We strongly suggest aptly naming the nodes in your cluster.

  • hadoop-master
    • Only one node of this is required
    • Runs Hadoop and YARN master processes
    • Needs to run
      • SecondaryNameNode
      • ResourceManager
      • NameNode
    • Since there is only ONE master, no sequential naming
  • hadoop-worker-*
    • Running Hadoop and YARN slave processes
    • Named sequentially, i.e.
      • hadoop-worker-1
      • hadoop-worker-2
      • etc...
    • Needs to run
      • DataNode
      • NodeManager
  • elasticsearch-*
    • Running elasticsearch
    • Named sequentially
    • Handles receiving logs and metric information
  • zookeeper-*
    • Runs zookeeper quorum
    • Named sequentially

###Launching Scribengin

  1. Make sure you have the JAVA_HOME environment variable correctly set

  2. Build NeverwinterDP

  3. Make sure the Scribengin shell script is set correctly

    #After building, if you didn't edit your /etc/hosts file, you'll need to edit the file:
    #NeverwinterDP/release/build/release/neverwinterdp/scribengin/bin/shell.sh
    #   -Dshell.zk-connect    - [hostname]:[port] of your Zookeeper server
    #   -Dshell.hadoop-master - [hostname] of your master Hadoop node
    
    APP_OPT="$APP_OPT -Dshell.zk-connect=zookeeper-1:2181 -Dshell.hadoop-master=hadoop-master"
    
  4. Launch the VM Master in YARN

    #From release/neverwinterdp directory
    cd  NeverwinterDP/release/build/release/neverwinterdp/scribengin/bin/
      
    #To run the vm-master on top of hadoop yarn
    ./shell.sh vm start
    
    
    #To check the scribengin status
    ./shell.sh vm info
    
  5. Use the Scribengin API to upload your Dataflow.

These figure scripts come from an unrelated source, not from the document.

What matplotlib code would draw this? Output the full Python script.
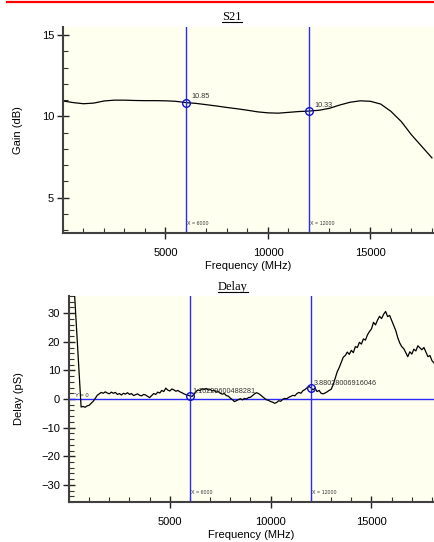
import matplotlib
matplotlib.use("Agg")
import matplotlib.pyplot as plt
from matplotlib.lines import Line2D
from matplotlib.ticker import MultipleLocator

plt.rcParams['font.family'] = ['Liberation Sans', 'DejaVu Sans']

# ---------------- data ----------------
gain_freq = [0, 500, 1000, 1500, 2000, 2500, 3000, 3500, 4000, 4500, 5000, 5500,
             6000, 6500, 7000, 7500, 8000, 8500, 9000, 9500, 10000, 10500, 11000,
             11500, 12000, 12500, 13000, 13500, 14000, 14500, 15000, 15500, 16000,
             16500, 17000, 17500, 18000]
gain_db = [10.95, 10.85, 10.78, 10.82, 10.95, 11.0, 11.0, 10.98, 10.97, 10.97, 10.96,
           10.93, 10.85, 10.8, 10.72, 10.64, 10.55, 10.47, 10.38, 10.28, 10.22, 10.2,
           10.25, 10.3, 10.33, 10.38, 10.5, 10.7, 10.87, 10.96, 10.93, 10.76, 10.31,
           9.69, 8.87, 8.16, 7.45]

delay_freq = [0] + list(range(600, 18101, 100))
delay_ps = [70,
            -2.8, -2.6, -2.9, -2.4,
            -2.2, -1.5, -0.8, 0.2, 1.3, 1.8, 2.3, 2.0, 2.5, 2.1,
            1.8, 2.4, 2.0, 2.3, 1.6, 1.9, 1.4, 2.0, 1.7, 2.2,
            1.6, 1.9, 1.2, 1.5, 1.8, 1.3, 1.1, 1.6, 1.4, 0.9,
            0.5, 1.2, 1.9, 1.6, 2.4, 2.1, 3.0, 2.6, 3.8, 3.1,
            2.8, 3.5, 3.2, 2.7, 3.0, 2.5, 2.2, 1.8, 1.5, 1.3,
            1.1, 0.9, 1.6, 2.6, 3.2, 2.9, 3.6, 3.3, 3.7, 3.1,
            3.4, 2.8, 3.0, 2.4, 2.6, 2.0, 1.7, 1.9, 1.2, 1.0,
            0.3, -0.2, -0.9, -0.6, -0.2, 0.1, -0.3, 0.2, 0.0, 0.5,
            0.6, 1.2, 1.8, 2.2, 1.9, 1.4, 0.8, 0.2, -0.3, -0.5,
            -0.9, -1.1, -1.5, -1.2, -0.6, -0.8, -0.1, 0.2, 0.1, 0.6,
            0.9, 1.3, 1.1, 1.9, 2.3, 2.0, 2.9, 3.3, 3.9, 4.4,
            3.9, 3.2, 3.8, 2.6, 3.0, 2.0, 1.8, 2.1, 2.5, 3.0,
            3.4, 5.0, 7.2, 9.5, 11.0, 12.8, 14.6, 15.2, 16.4, 15.6,
            17.0, 16.2, 18.3, 18.0, 19.8, 19.2, 21.0, 20.6, 22.4, 23.6,
            24.5, 26.8, 25.9, 27.6, 28.9, 28.1, 29.6, 30.6, 28.8, 29.2,
            27.5, 25.8, 24.0, 21.5, 19.6, 18.3, 17.6, 16.2, 14.8, 16.5,
            15.7, 17.4, 16.8, 18.6, 17.9, 17.2, 18.0, 16.4, 14.8, 15.2,
            13.4, 12.6]

marker_x = [6000, 12000]
gain_marker_y = [10.85, 10.33]
gain_marker_lbl = ["10.85", "10.33"]
delay_marker_y = [1.10229600488281, 3.88028006916046]
delay_marker_lbl = ["1.10229600488281", "3.88028006916046"]
x_ticks = [5000, 10000, 15000]

# ---------------- figure ----------------
W, H = 435, 542
fig = plt.figure(figsize=(W / 100, H / 100), dpi=100)
fig.patch.set_facecolor('white')

bg = '#FFFFF0'
blue = '#2a2aff'
spc = '#404040'

def px_axes(l, t, r, b):
    return fig.add_axes([l / W, 1 - b / H, (r - l) / W, (b - t) / H])

ax1 = px_axes(63, 27, 434, 233)
ax2 = px_axes(69, 296, 434, 502)

def style(ax, ymajor, yminor):
    ax.set_facecolor(bg)
    for s in ['top', 'right']:
        ax.spines[s].set_visible(False)
    for s in ['left', 'bottom']:
        ax.spines[s].set_color(spc)
        ax.spines[s].set_linewidth(1.5)
    ax.set_xlim(0, 18100)
    ax.set_xticks(x_ticks)
    ax.xaxis.set_minor_locator(MultipleLocator(1000))
    ax.yaxis.set_major_locator(MultipleLocator(ymajor))
    ax.yaxis.set_minor_locator(MultipleLocator(yminor))
    ax.tick_params(which='major', direction='inout', length=9, width=1.0,
                   color='#222222', labelsize=8, pad=2)
    ax.tick_params(which='minor', direction='in', length=3.5, width=0.8,
                   color='#333333')
    ax.tick_params(axis='x', which='major', pad=6)
    ax.set_xlabel('Frequency (MHz)', fontsize=8, labelpad=2.5)

# ---- S21 ----
style(ax1, 5, 1)
ax1.set_ylim(2.83, 15.5)
ax1.plot(gain_freq, gain_db, color='black', lw=0.9)
for xv, yv, lb in zip(marker_x, gain_marker_y, gain_marker_lbl):
    ax1.axvline(xv, color=blue, lw=1.0)
    ax1.plot([xv], [yv], 'o', mfc='none', mec='#1010cc', mew=1.0, ms=5.5)
    ax1.annotate(lb, (xv, yv), xytext=(4, 3), textcoords='offset points',
                 fontsize=5.2, color='#333333')
    ax1.annotate('X = %d' % xv, (xv, 2.83), xytext=(1, 6), textcoords='offset points',
                 fontsize=3.8, color='#333333')
ax1.set_ylabel('Gain (dB)', fontsize=8, labelpad=13.5)

# ---- Delay ----
style(ax2, 10, 2)
ax2.set_ylim(-36, 36)
ax2.axhline(0, color=blue, lw=1.0)
ax2.plot(delay_freq, delay_ps, color='black', lw=0.9)
for xv, yv, lb in zip(marker_x, delay_marker_y, delay_marker_lbl):
    ax2.axvline(xv, color=blue, lw=1.0)
    ax2.plot([xv], [yv], 'o', mfc='none', mec='#1010cc', mew=1.0, ms=5.5)
    ax2.annotate(lb, (xv, yv), xytext=(2, 2), textcoords='offset points',
                 fontsize=5.2, color='#333333')
    ax2.annotate('X = %d' % xv, (xv, -36), xytext=(1, 6), textcoords='offset points',
                 fontsize=3.8, color='#333333')
ax2.annotate('Y = 0', (0, 0), xytext=(4, 1.5), textcoords='offset points',
             fontsize=4.2, color='#333333')
ax2.set_ylabel('Delay (pS)', fontsize=8, labelpad=12)

# ---- titles (underlined, serif) ----
t1 = fig.text(232 / W, 1 - 17 / H, 'S21', ha='center', va='center',
              family='Liberation Serif', fontsize=9)
t2 = fig.text(233 / W, 1 - 287 / H, 'Delay', ha='center', va='center',
              family='Liberation Serif', fontsize=9)
fig.canvas.draw()
r = fig.canvas.get_renderer()
for t in (t1, t2):
    bb = t.get_window_extent(r)
    yline = bb.y0 + 1
    fig.add_artist(Line2D([bb.x0 / W, bb.x1 / W], [yline / H, yline / H],
                          transform=fig.transFigure, color='black', lw=0.8))

# red line at top
fig.add_artist(Line2D([7 / W, 1.0], [1 - 2 / H, 1 - 2 / H], transform=fig.transFigure,
                      color='red', lw=1.6))

fig.savefig('out.png', dpi=100, facecolor='white')
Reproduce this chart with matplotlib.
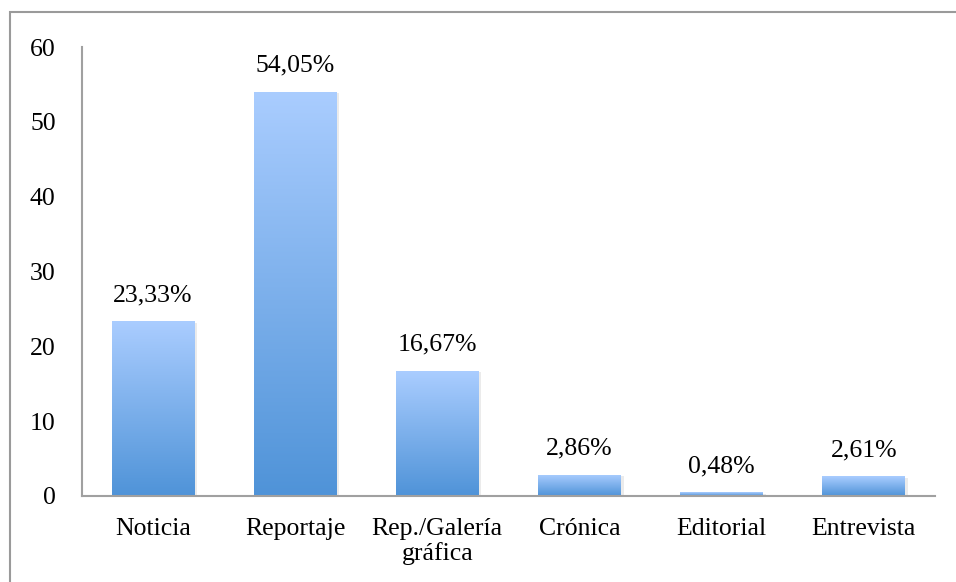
import numpy as np
import matplotlib
matplotlib.use("Agg")
import matplotlib.pyplot as plt
from matplotlib.colors import LinearSegmentedColormap
from matplotlib.patches import Rectangle

# ---- Data ----------------------------------------------------------------
categories = ["Noticia", "Reportaje", "Rep./Galería\ngráfica", "Crónica", "Editorial", "Entrevista"]
values     = [23.33, 54.05, 16.67, 2.86, 0.48, 2.61]
labels     = ["23,33%", "54,05%", "16,67%", "2,86%", "0,48%", "2,61%"]
yticks     = [0, 10, 20, 30, 40, 50, 60]

plt.rcParams["font.family"] = ["Liberation Serif", "DejaVu Serif"]
FS = 18.5

fig = plt.figure(figsize=(9.56, 5.82), dpi=100)
ax = fig.add_axes([0.0858, 0.1478, 0.892, 0.7714])

# outer frame (only left/top visible in the original)
fig.add_artist(Rectangle((10 / 956, -0.1), 1.2, 1 - 12 / 582 + 0.1, transform=fig.transFigure,
                         fill=False, edgecolor="#9a9a9a", linewidth=1.5))

grad = LinearSegmentedColormap.from_list("bar", ["#4f93d8", "#aacdff"])
width = 0.58
x = np.arange(len(categories))

for xi, v, lab in zip(x, values, labels):
    # soft shadow
    ax.add_patch(Rectangle((xi - width / 2 + 0.02, 0), width, v - 0.15,
                           facecolor="#000000", alpha=0.08, edgecolor="none", zorder=1))
    bar = ax.bar(xi, v, width, color="none", edgecolor="none", zorder=2)[0]
    img = ax.imshow(np.linspace(0, 1, 256).reshape(-1, 1), cmap=grad, origin="lower",
                    extent=[xi - width / 2, xi + width / 2, 0, v], aspect="auto", zorder=2)
    img.set_clip_path(bar)
    ax.annotate(lab, (xi, v), xytext=(0, 19), textcoords="offset points",
                ha="center", va="center", fontsize=FS)

ax.set_xlim(-0.5, len(categories) - 0.5)
ax.set_ylim(0, 60)
ax.set_yticks(yticks)
ax.set_xticks(x)
ax.set_xticklabels(categories, fontsize=FS, linespacing=1.1)
ax.tick_params(axis="y", length=0, pad=19, labelsize=FS)
ax.tick_params(axis="x", length=0, pad=16)

for s in ["top", "right"]:
    ax.spines[s].set_visible(False)
for s in ["left", "bottom"]:
    ax.spines[s].set_color("#a0a0a0")
    ax.spines[s].set_linewidth(1.5)

fig.savefig("out.png", dpi=100)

#Launching a dataflow from a preconfigured test#

This test can be launched manually from the public NeverwinterDP repo

./NeverwinterDP/release/build/release/neverwinterdp/dataflow/tracking-sample/bin/run-tracking.sh

These tests are in Nvent's private automation repo

#The kafka test is a simple, quick test 
./neverwinterdp-deployments/tests/scribengin/tracking/integration/kafka-run-test.sh
    
#The kafka stability test is a more complicated, longer running test
./neverwinterdp-deployments/tests/scribengin/tracking/stability/stability-kafka-test.sh

#Monitoring Scribengin

###Navigate to Kibana to view real time metrics###

Point your browser to http://monitoring-1:5601
You can change the interval at which Kibana refreshes itself in the top panel, or manually refresh the page

###SSH onto a cluster node###

#neverwinterdp user has sudo permissions
ssh neverwinterdp@[node-name]

###Getting status of a running dataflow

#After you launch a dataflow on the command line, it will give you a command
# you can run to monitor the dataflow.  It will look similar to this.
./scribengin/bin/shell.sh plugin com.neverwinterdp.scribengin.dataflow.tool.tracking.TrackingMonitor \
   --dataflow-id [DATAFLOW NAME] \
   --report-path /applications/tracking-sample/reports \
   --max-runtime 0 \
   --print-period 15000 \
   --show-history-workers

###Using the Scribengin Shell

Refer to our Scribengin Shell Commands Guide for how to interface with the Scribengin shell. The Scribengin shell allows you to issue commands to Scribengin and get info on running dataflows and VMs.